**Recorded information**.
--

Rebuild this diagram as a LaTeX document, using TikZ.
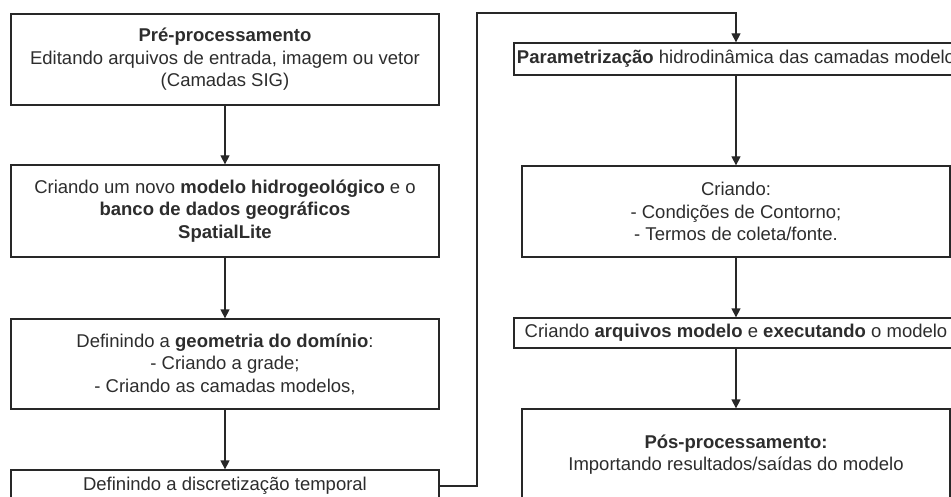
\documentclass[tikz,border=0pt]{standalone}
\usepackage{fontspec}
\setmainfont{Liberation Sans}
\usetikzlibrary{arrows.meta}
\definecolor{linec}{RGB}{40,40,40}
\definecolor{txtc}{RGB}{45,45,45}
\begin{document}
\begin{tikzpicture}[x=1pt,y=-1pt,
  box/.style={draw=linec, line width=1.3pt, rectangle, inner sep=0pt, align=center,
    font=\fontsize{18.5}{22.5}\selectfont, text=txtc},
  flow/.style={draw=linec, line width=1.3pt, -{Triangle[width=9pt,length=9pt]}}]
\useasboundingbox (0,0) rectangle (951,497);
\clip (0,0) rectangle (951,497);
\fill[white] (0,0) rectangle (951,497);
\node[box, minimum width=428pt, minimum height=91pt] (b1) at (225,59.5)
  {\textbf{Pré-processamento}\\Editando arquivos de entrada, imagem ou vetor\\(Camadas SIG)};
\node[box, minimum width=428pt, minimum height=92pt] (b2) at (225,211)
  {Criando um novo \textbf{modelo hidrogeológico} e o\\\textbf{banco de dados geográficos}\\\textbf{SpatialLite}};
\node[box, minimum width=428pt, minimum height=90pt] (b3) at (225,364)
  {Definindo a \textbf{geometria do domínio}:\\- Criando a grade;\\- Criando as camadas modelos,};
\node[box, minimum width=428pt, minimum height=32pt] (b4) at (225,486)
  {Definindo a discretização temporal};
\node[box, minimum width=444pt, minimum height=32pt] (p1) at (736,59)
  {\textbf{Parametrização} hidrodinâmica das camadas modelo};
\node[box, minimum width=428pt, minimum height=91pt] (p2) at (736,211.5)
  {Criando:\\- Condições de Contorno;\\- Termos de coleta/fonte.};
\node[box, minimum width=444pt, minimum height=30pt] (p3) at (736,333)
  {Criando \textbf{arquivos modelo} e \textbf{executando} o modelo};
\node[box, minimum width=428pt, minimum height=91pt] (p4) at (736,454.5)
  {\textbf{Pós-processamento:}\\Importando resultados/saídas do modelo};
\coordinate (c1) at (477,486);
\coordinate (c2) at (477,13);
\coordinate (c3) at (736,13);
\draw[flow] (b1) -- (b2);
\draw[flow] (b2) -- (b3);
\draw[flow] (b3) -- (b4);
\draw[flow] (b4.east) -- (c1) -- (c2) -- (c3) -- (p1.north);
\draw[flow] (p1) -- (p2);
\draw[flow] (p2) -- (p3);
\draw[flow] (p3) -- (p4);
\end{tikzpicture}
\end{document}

--

**What this task involves**. Repeat the data exactly, dropping every picture it holds.

**Worked solution**.
Rebuild this diagram as a LaTeX document, using TikZ.
\documentclass[tikz,border=0pt]{standalone}
\usepackage{fontspec}
\setmainfont{Liberation Sans}
\usetikzlibrary{arrows.meta}
\definecolor{linec}{RGB}{40,40,40}
\definecolor{txtc}{RGB}{45,45,45}
\begin{document}
\begin{tikzpicture}[x=1pt,y=-1pt,
  box/.style={draw=linec, line width=1.3pt, rectangle, inner sep=0pt, align=center,
    font=\fontsize{18.5}{22.5}\selectfont, text=txtc},
  flow/.style={draw=linec, line width=1.3pt, -{Triangle[width=9pt,length=9pt]}}]
\useasboundingbox (0,0) rectangle (951,497);
\clip (0,0) rectangle (951,497);
\fill[white] (0,0) rectangle (951,497);
\node[box, minimum width=428pt, minimum height=91pt] (b1) at (225,59.5)
  {\textbf{Pré-processamento}\\Editando arquivos de entrada, imagem ou vetor\\(Camadas SIG)};
\node[box, minimum width=428pt, minimum height=92pt] (b2) at (225,211)
  {Criando um novo \textbf{modelo hidrogeológico} e o\\\textbf{banco de dados geográficos}\\\textbf{SpatialLite}};
\node[box, minimum width=428pt, minimum height=90pt] (b3) at (225,364)
  {Definindo a \textbf{geometria do domínio}:\\- Criando a grade;\\- Criando as camadas modelos,};
\node[box, minimum width=428pt, minimum height=32pt] (b4) at (225,486)
  {Definindo a discretização temporal};
\node[box, minimum width=444pt, minimum height=32pt] (p1) at (736,59)
  {\textbf{Parametrização} hidrodinâmica das camadas modelo};
\node[box, minimum width=428pt, minimum height=91pt] (p2) at (736,211.5)
  {Criando:\\- Condições de Contorno;\\- Termos de coleta/fonte.};
\node[box, minimum width=444pt, minimum height=30pt] (p3) at (736,333)
  {Criando \textbf{arquivos modelo} e \textbf{executando} o modelo};
\node[box, minimum width=428pt, minimum height=91pt] (p4) at (736,454.5)
  {\textbf{Pós-processamento:}\\Importando resultados/saídas do modelo};
\coordinate (c1) at (477,486);
\coordinate (c2) at (477,13);
\coordinate (c3) at (736,13);
\draw[flow] (b1) -- (b2);
\draw[flow] (b2) -- (b3);
\draw[flow] (b3) -- (b4);
\draw[flow] (b4.east) -- (c1) -- (c2) -- (c3) -- (p1.north);
\draw[flow] (p1) -- (p2);
\draw[flow] (p2) -- (p3);
\draw[flow] (p3) -- (p4);
\end{tikzpicture}
\end{document}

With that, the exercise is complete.